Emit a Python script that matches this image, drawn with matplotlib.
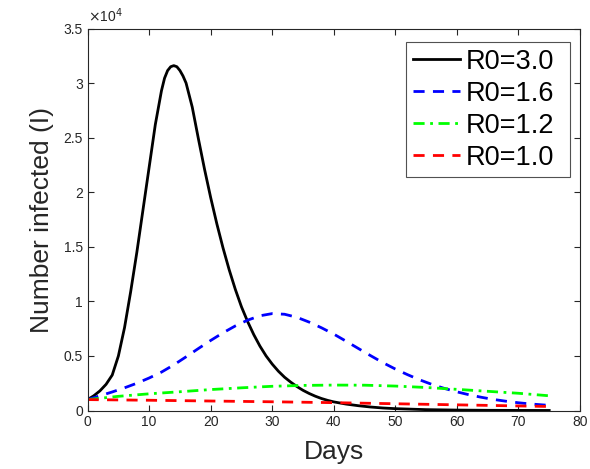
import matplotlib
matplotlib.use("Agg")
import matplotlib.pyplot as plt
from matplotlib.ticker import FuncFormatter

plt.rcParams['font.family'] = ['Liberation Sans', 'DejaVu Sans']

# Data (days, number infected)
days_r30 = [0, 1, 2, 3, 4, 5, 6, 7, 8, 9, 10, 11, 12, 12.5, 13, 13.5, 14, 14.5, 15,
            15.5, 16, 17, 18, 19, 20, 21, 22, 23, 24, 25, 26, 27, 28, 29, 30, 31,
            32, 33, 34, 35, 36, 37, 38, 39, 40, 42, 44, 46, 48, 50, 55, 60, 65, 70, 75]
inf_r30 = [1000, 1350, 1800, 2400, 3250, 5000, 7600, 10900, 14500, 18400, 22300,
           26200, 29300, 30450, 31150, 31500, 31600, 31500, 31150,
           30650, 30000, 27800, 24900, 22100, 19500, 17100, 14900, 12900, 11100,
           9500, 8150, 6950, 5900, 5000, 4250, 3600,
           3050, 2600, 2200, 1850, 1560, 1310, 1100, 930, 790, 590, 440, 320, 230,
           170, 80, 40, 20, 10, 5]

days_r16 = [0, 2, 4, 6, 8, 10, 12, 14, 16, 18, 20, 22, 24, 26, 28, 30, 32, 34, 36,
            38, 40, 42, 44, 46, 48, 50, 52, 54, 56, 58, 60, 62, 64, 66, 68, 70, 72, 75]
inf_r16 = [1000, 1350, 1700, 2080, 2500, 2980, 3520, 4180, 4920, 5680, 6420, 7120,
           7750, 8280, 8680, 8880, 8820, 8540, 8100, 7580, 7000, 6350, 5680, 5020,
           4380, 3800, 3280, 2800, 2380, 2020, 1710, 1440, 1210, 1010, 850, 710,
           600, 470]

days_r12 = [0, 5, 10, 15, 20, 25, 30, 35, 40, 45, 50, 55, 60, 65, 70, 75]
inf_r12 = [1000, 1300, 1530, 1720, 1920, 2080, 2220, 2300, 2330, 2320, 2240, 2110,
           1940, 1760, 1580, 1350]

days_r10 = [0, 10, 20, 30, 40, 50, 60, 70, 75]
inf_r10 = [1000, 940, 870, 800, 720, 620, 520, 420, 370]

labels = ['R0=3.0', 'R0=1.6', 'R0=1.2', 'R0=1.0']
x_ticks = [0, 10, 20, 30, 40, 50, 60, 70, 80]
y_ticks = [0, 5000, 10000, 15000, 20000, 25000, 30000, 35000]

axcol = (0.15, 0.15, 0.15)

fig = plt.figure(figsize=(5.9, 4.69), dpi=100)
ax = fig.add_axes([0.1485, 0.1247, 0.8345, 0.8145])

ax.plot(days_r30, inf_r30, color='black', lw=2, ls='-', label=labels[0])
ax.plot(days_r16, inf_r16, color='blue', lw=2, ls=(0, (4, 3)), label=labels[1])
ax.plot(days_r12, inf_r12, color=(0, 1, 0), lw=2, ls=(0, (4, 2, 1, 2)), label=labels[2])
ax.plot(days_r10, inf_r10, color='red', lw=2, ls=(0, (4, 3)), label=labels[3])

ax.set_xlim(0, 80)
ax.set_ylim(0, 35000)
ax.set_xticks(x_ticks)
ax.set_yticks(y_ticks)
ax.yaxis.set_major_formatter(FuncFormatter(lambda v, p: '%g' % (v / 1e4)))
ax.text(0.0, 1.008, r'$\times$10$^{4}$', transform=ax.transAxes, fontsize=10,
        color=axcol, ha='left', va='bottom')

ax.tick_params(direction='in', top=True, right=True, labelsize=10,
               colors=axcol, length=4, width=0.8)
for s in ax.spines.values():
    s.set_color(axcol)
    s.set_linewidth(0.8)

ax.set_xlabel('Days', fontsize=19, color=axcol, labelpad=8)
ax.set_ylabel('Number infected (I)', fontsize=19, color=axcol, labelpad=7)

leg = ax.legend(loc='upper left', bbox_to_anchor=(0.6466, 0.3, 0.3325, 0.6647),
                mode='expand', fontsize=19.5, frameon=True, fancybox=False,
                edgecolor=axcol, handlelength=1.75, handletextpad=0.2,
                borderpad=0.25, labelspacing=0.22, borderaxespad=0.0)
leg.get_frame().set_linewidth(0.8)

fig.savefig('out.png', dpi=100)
☆ ☆ ☆ ☆ ☆
• **Exercise instructions**
From the first line above to the line containing "170, 80, 40, 20, 10, 5]", repeat each line exactly. Pictures stay out.

• **Solution for this exercise**
Emit a Python script that matches this image, drawn with matplotlib.
import matplotlib
matplotlib.use("Agg")
import matplotlib.pyplot as plt
from matplotlib.ticker import FuncFormatter

plt.rcParams['font.family'] = ['Liberation Sans', 'DejaVu Sans']

# Data (days, number infected)
days_r30 = [0, 1, 2, 3, 4, 5, 6, 7, 8, 9, 10, 11, 12, 12.5, 13, 13.5, 14, 14.5, 15,
            15.5, 16, 17, 18, 19, 20, 21, 22, 23, 24, 25, 26, 27, 28, 29, 30, 31,
            32, 33, 34, 35, 36, 37, 38, 39, 40, 42, 44, 46, 48, 50, 55, 60, 65, 70, 75]
inf_r30 = [1000, 1350, 1800, 2400, 3250, 5000, 7600, 10900, 14500, 18400, 22300,
           26200, 29300, 30450, 31150, 31500, 31600, 31500, 31150,
           30650, 30000, 27800, 24900, 22100, 19500, 17100, 14900, 12900, 11100,
           9500, 8150, 6950, 5900, 5000, 4250, 3600,
           3050, 2600, 2200, 1850, 1560, 1310, 1100, 930, 790, 590, 440, 320, 230,
           170, 80, 40, 20, 10, 5]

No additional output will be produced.